── Given information

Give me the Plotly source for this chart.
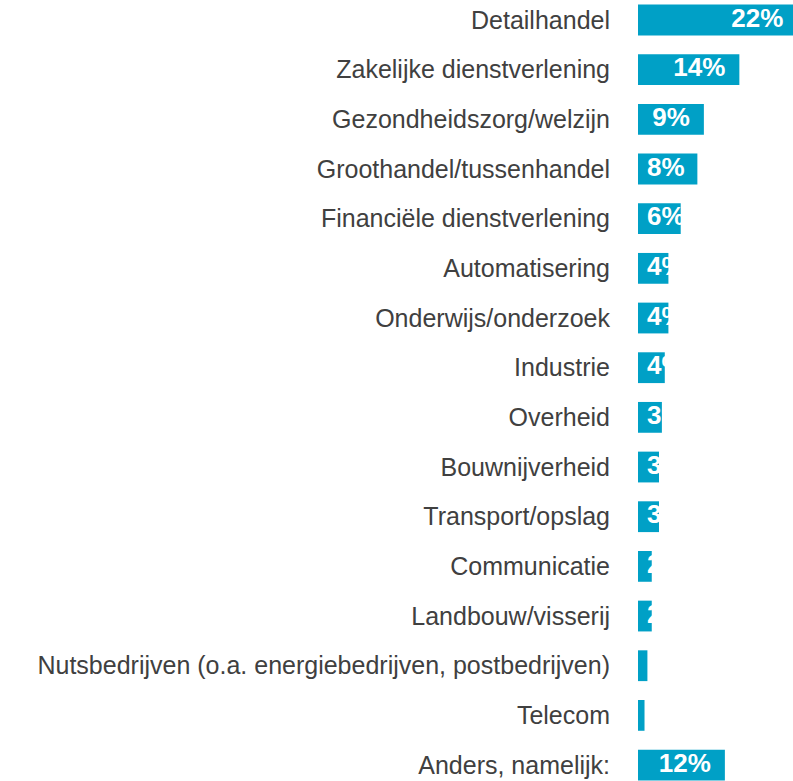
import plotly.graph_objects as go

categories = [
    "Detailhandel",
    "Zakelijke dienstverlening",
    "Gezondheidszorg/welzijn",
    "Groothandel/tussenhandel",
    "Financiële dienstverlening",
    "Automatisering",
    "Onderwijs/onderzoek",
    "Industrie",
    "Overheid",
    "Bouwnijverheid",
    "Transport/opslag",
    "Communicatie",
    "Landbouw/visserij",
    "Nutsbedrijven (o.a. energiebedrijven, postbedrijven)",
    "Telecom",
    "Anders, namelijk:",
]
values = [22.0, 14.0, 9.1, 8.2, 5.9, 4.2, 4.2, 3.7, 3.3, 2.9, 2.9, 1.9, 1.9, 1.3, 0.9, 12.0]
labels = [f"{round(v)}%" for v in values]

# layout constants
W, H = 793, 781
LEFT = 638
PLOT_W = W - LEFT
PX_PER = 7.24                 # pixels per percent
XMAX = PLOT_W / PX_PER
ROW0 = 20.0                   # centre of first row (px)
STEP = 49.67                  # row spacing (px)
BAR_COLOR = "#00A0C6"
FS_LAB = 25
FS_VAL = 26
PAD_END = 14
PAD_START = 9


def text_w(s, fs):
    return sum((0.889 if c == "%" else 0.556) for c in s) * fs


tx, tpos = [], []
for v, s in zip(values, labels):
    end_px = v * PX_PER
    w = text_w(s, FS_VAL)
    if end_px - PAD_END - w >= PAD_START:
        tx.append(v - PAD_END / PX_PER)
        tpos.append("middle left")
    else:
        tx.append(PAD_START / PX_PER)
        tpos.append("middle right")

fig = go.Figure()
fig.add_trace(go.Bar(
    x=values, y=categories, orientation="h",
    marker=dict(color=BAR_COLOR, line=dict(width=0)),
    hoverinfo="skip",
))
fig.add_trace(go.Scatter(
    x=tx, y=categories, mode="text", text=labels, textposition=tpos,
    textfont=dict(family="Liberation Sans", size=FS_VAL, color="white", weight="bold"),
    cliponaxis=False, hoverinfo="skip", showlegend=False,
))

ytop = -ROW0 / STEP
ybot = (H - ROW0) / STEP
fig.update_layout(
    width=W, height=H,
    margin=dict(l=LEFT, r=0, t=0, b=0, autoexpand=False),
    paper_bgcolor="white", plot_bgcolor="white",
    showlegend=False, bargap=0.38,
    xaxis=dict(range=[0, XMAX], visible=False, fixedrange=True),
    yaxis=dict(
        type="category", range=[ybot, ytop], showgrid=False, zeroline=False,
        showline=False, ticks="", ticklabelstandoff=27,
        tickfont=dict(family="Liberation Sans", size=FS_LAB, color="#404040"),
        categoryorder="array", categoryarray=categories,
    ),
)
fig.write_html(
    "out.html",
    config={"displayModeBar": False},
    post_script="document.body.style.margin='0';document.body.style.padding='0';",
)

────

Except for the pictures, give all the material above again verbatim.

Give me the Plotly source for this chart.
import plotly.graph_objects as go

categories = [
    "Detailhandel",
    "Zakelijke dienstverlening",
    "Gezondheidszorg/welzijn",
    "Groothandel/tussenhandel",
    "Financiële dienstverlening",
    "Automatisering",
    "Onderwijs/onderzoek",
    "Industrie",
    "Overheid",
    "Bouwnijverheid",
    "Transport/opslag",
    "Communicatie",
    "Landbouw/visserij",
    "Nutsbedrijven (o.a. energiebedrijven, postbedrijven)",
    "Telecom",
    "Anders, namelijk:",
]
values = [22.0, 14.0, 9.1, 8.2, 5.9, 4.2, 4.2, 3.7, 3.3, 2.9, 2.9, 1.9, 1.9, 1.3, 0.9, 12.0]
labels = [f"{round(v)}%" for v in values]

# layout constants
W, H = 793, 781
LEFT = 638
PLOT_W = W - LEFT
PX_PER = 7.24                 # pixels per percent
XMAX = PLOT_W / PX_PER
ROW0 = 20.0                   # centre of first row (px)
STEP = 49.67                  # row spacing (px)
BAR_COLOR = "#00A0C6"
FS_LAB = 25
FS_VAL = 26
PAD_END = 14
PAD_START = 9


def text_w(s, fs):
    return sum((0.889 if c == "%" else 0.556) for c in s) * fs


tx, tpos = [], []
for v, s in zip(values, labels):
    end_px = v * PX_PER
    w = text_w(s, FS_VAL)
    if end_px - PAD_END - w >= PAD_START:
        tx.append(v - PAD_END / PX_PER)
        tpos.append("middle left")
    else:
        tx.append(PAD_START / PX_PER)
        tpos.append("middle right")

fig = go.Figure()
fig.add_trace(go.Bar(
    x=values, y=categories, orientation="h",
    marker=dict(color=BAR_COLOR, line=dict(width=0)),
    hoverinfo="skip",
))
fig.add_trace(go.Scatter(
    x=tx, y=categories, mode="text", text=labels, textposition=tpos,
    textfont=dict(family="Liberation Sans", size=FS_VAL, color="white", weight="bold"),
    cliponaxis=False, hoverinfo="skip", showlegend=False,
))

ytop = -ROW0 / STEP
ybot = (H - ROW0) / STEP
fig.update_layout(
    width=W, height=H,
    margin=dict(l=LEFT, r=0, t=0, b=0, autoexpand=False),
    paper_bgcolor="white", plot_bgcolor="white",
    showlegend=False, bargap=0.38,
    xaxis=dict(range=[0, XMAX], visible=False, fixedrange=True),
    yaxis=dict(
        type="category", range=[ybot, ytop], showgrid=False, zeroline=False,
        showline=False, ticks="", ticklabelstandoff=27,
        tickfont=dict(family="Liberation Sans", size=FS_LAB, color="#404040"),
        categoryorder="array", categoryarray=categories,
    ),
)
fig.write_html(
    "out.html",
    config={"displayModeBar": False},
    post_script="document.body.style.margin='0';document.body.style.padding='0';",
)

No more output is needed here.